WebTransport is a next-generation API for client-server communication that addresses WebSocket's fundamental limitations. While WebSocket runs over TCP, WebTransport can run over HTTP/3 and QUIC, unlocking capabilities that are impossible with TCP.

Key differences from WebSocket:

No head-of-line blocking — TCP guarantees ordered delivery, so a single dropped packet stalls all subsequent data on the connection (head-of-line blocking). WebTransport over QUIC supports multiple independent streams, where a dropped packet on one stream does not affect others. This is transformative for applications that multiplex independent data channels.
Unreliable datagrams — WebTransport supports unreliable, unordered messages (like UDP). For real-time applications like gaming or live video where stale data is worse than missing data, this eliminates the latency penalty of TCP retransmission.
Multiple concurrent streams — A single WebTransport session can open many bidirectional or unidirectional streams without establishing new connections.
Native HTTP/3 integration — WebTransport shares the QUIC connection with other HTTP/3 traffic, benefiting from 0-RTT connection establishment and connection migration (surviving network changes like switching from Wi-Fi to cellular).

As of 2026, WebTransport is supported in Chromium-based browsers and Firefox, with Safari support in development. Server-side support is growing but not yet as ubiquitous as WebSocket. For most applications today, WebSockets remain the pragmatic choice, but WebTransport is the clear direction for latency-sensitive, high-throughput real-time communication.

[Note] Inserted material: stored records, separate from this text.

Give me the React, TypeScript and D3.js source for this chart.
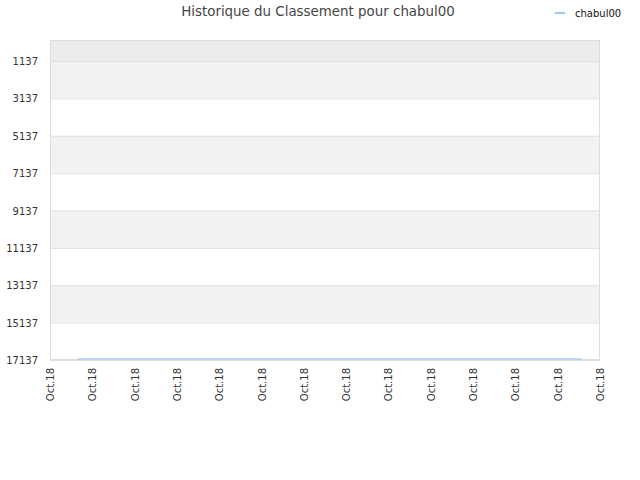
import React from "react";
import * as d3 from "d3";

const title = "Historique du Classement pour chabul00";
const seriesName = "chabul00";
const yTicks = [1137, 3137, 5137, 7137, 9137, 11137, 13137, 15137, 17137];
const xTickLabels = Array.from({ length: 14 }, () => "Oct.18");
// positions along the x axis (in tick units) and rank values
const pointX = [0.66, 12.57];
const pointRank = [17137, 17137];

const width = 640;
const height = 480;
const margin = { top: 40, right: 40, bottom: 120, left: 50 };

const App: React.FC = () => {
  const innerW = width - margin.left - margin.right;
  const innerH = height - margin.top - margin.bottom;

  const x = d3.scaleLinear().domain([0, xTickLabels.length - 1]).range([0, innerW]);
  const y = d3.scaleLinear().domain([13, 17137]).range([0, innerH]);

  const line = d3
    .line<number>()
    .x((_, i) => x(pointX[i]))
    .y((d) => y(d) - 1);

  // alternating bands between ticks
  const bandEdges = [y.domain()[0], ...yTicks];
  const bands = bandEdges.slice(0, -1).map((v, i) => ({
    y0: y(v),
    y1: y(bandEdges[i + 1]),
    fill: i === 0 ? "#ececec" : i % 2 === 1 ? "#f2f2f2" : "#ffffff",
  }));

  return (
    <svg
      width={width}
      height={height}
      style={{ position: "absolute", left: 0, top: 0, fontFamily: "DejaVu Sans" }}
    >
      <rect width={width} height={height} fill="#fff" />
      <text x={318} y={16} textAnchor="middle" fontSize={13.4} fill="#444">
        {title}
      </text>
      <line x1={555} x2={565} y1={13} y2={13} stroke="#99c7f5" strokeWidth={2} />
      <text x={575} y={17} fontSize={10} fill="#111">
        {seriesName}
      </text>
      <g transform={`translate(${margin.left},${margin.top})`}>
        {bands.map((b, i) => (
          <rect key={i} x={0} y={b.y0} width={innerW} height={b.y1 - b.y0} fill={b.fill} />
        ))}
        {yTicks.map((t) => (
          <g key={t}>
            <line x1={0} x2={innerW} y1={y(t) + 0.5} y2={y(t) + 0.5} stroke="#e0e0e0" />
            <text x={-12} y={y(t) + 4} textAnchor="end" fontSize={10} fill="#333">
              {t}
            </text>
          </g>
        ))}
        <rect
          x={0.5}
          y={0.5}
          width={innerW - 1}
          height={innerH - 1}
          fill="none"
          stroke="#dddddd"
        />
        <path d={line(pointRank) ?? ""} fill="none" stroke="#a8cdf0" strokeWidth={1.5} />
        {xTickLabels.map((lab, i) => (
          <text
            key={i}
            transform={`translate(${x(i) + 4},${innerH + 8}) rotate(-90)`}
            textAnchor="end"
            fontSize={10}
            fill="#333"
          >
            {lab}
          </text>
        ))}
      </g>
    </svg>
  );
};

export default App;
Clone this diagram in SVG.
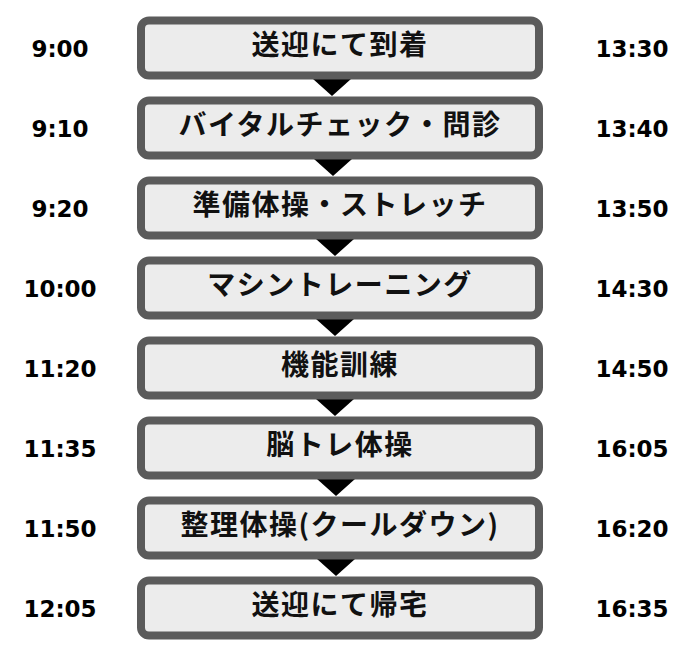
<svg xmlns="http://www.w3.org/2000/svg" width="694" height="666" viewBox="0 0 694 666">
<style>
.box{fill:#ececec;stroke:#5b5b5b;stroke-width:8}
.lbl{font-family:"Noto Sans CJK JP","Noto Sans",sans-serif;font-weight:bold;font-size:28px;letter-spacing:1.5px;fill:#111;text-anchor:middle}
.tm{font-family:"DejaVu Sans",Verdana,sans-serif;font-weight:bold;font-size:23px;fill:#000;text-anchor:middle}
.arr{fill:#000}
</style>
<rect width="694" height="666" fill="#fff"/>
<g id="connectors">
<polygon class="arr" points="313,79 351,79 332,96"/>
<polygon class="arr" points="314,159 352,159 333,176"/>
<polygon class="arr" points="316,239 354,239 335,256"/>
<polygon class="arr" points="316,319 354,319 335,336"/>
<polygon class="arr" points="316,399 354,399 335,416"/>
<polygon class="arr" points="317,479 355,479 336,496"/>
<polygon class="arr" points="317,559 355,559 336,576"/>
</g>
<g id="n1"><rect class="box" x="141" y="20.5" width="398" height="55" rx="8"/><text class="lbl" x="340" y="54.5">送迎にて到着</text></g>
<g id="n2"><rect class="box" x="141" y="100.5" width="398" height="55" rx="8"/><text class="lbl" x="340" y="134.5">バイタルチェック・問診</text></g>
<g id="n3"><rect class="box" x="141" y="180.5" width="398" height="55" rx="8"/><text class="lbl" x="340" y="214.5">準備体操・ストレッチ</text></g>
<g id="n4"><rect class="box" x="141" y="260.5" width="398" height="55" rx="8"/><text class="lbl" x="340" y="294.5">マシントレーニング</text></g>
<g id="n5"><rect class="box" x="141" y="340.5" width="398" height="55" rx="8"/><text class="lbl" x="340" y="374.5">機能訓練</text></g>
<g id="n6"><rect class="box" x="141" y="420.5" width="398" height="55" rx="8"/><text class="lbl" x="340" y="454.5">脳トレ体操</text></g>
<g id="n7"><rect class="box" x="141" y="500.5" width="398" height="55" rx="8"/><text class="lbl" x="340" y="534.5">整理体操(クールダウン)</text></g>
<g id="n8"><rect class="box" x="141" y="580.5" width="398" height="55" rx="8"/><text class="lbl" x="340" y="614.5">送迎にて帰宅</text></g>
<g id="times-left">
<text class="tm" x="60" y="57">9:00</text>
<text class="tm" x="60" y="137">9:10</text>
<text class="tm" x="60" y="217">9:20</text>
<text class="tm" x="60" y="297">10:00</text>
<text class="tm" x="60" y="377">11:20</text>
<text class="tm" x="60" y="457">11:35</text>
<text class="tm" x="60" y="537">11:50</text>
<text class="tm" x="60" y="617">12:05</text>
</g>
<g id="times-right">
<text class="tm" x="632" y="57">13:30</text>
<text class="tm" x="632" y="137">13:40</text>
<text class="tm" x="632" y="217">13:50</text>
<text class="tm" x="632" y="297">14:30</text>
<text class="tm" x="632" y="377">14:50</text>
<text class="tm" x="632" y="457">16:05</text>
<text class="tm" x="632" y="537">16:20</text>
<text class="tm" x="632" y="617">16:35</text>
</g>
</svg>
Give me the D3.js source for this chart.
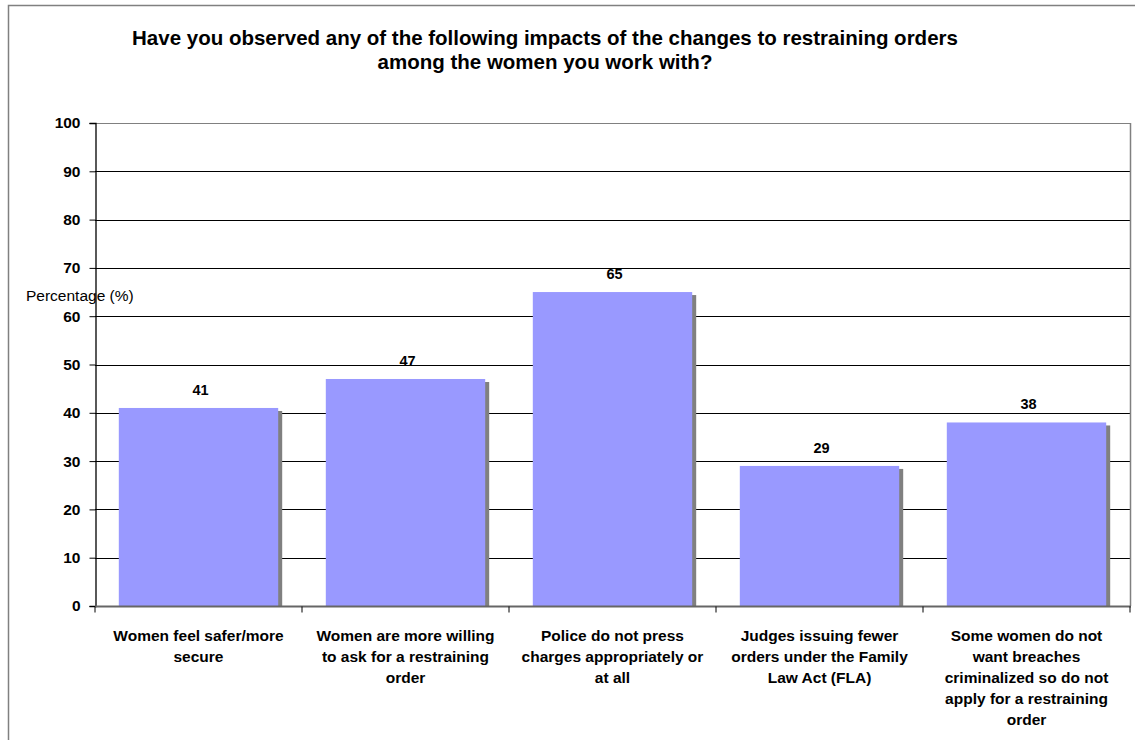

WebSockets in Practice: Real-Time BGP Data

This site uses WebSockets to consume the RIPE RIS Live feed — a continuous stream of BGP update messages from route collectors around the world. The RIS Live service connects via wss://ris-live.ripe.net/v1/ws/ and streams JSON-encoded BGP updates including route announcements, withdrawals, and AS path changes.

Each update contains the prefix, the origin AS, the full AS path, the collector that observed it, and the peer that sent it. By maintaining a persistent WebSocket connection, the site receives updates within seconds of a route change occurring anywhere on the internet.

This is a textbook use case for WebSockets: high-frequency, server-pushed data that the client needs in real time, over a long-lived connection. An HTTP polling approach would either miss updates between polls or waste bandwidth polling when nothing has changed.

Summary

WebSocket is a mature, well-supported protocol that fills a real gap in the HTTP model. It starts with a clever HTTP upgrade handshake that traverses existing infrastructure, then switches to a compact binary framing protocol optimized for bidirectional, low-latency communication. The protocol handles fragmentation, keepalives, and graceful shutdown through well-defined control frames. Masking protects network infrastructure from cache-poisoning attacks. TLS (wss://) protects the channel itself.

For scaling, the stateful nature of WebSocket connections demands different architectural patterns than stateless HTTP — sticky sessions, external state stores, and message brokers for fan-out. Libraries like Socket.IO add reliability features at the cost of protocol lock-in. Looking forward, WebTransport over QUIC will eventually supersede WebSockets for applications that need unreliable messaging, multi-stream multiplexing, or freedom from TCP's head-of-line blocking.

You can see WebSockets in action on this site: the BGP data displayed when you look up an IP address or ASN is collected via a persistent WebSocket connection to RIPE's global route collectors.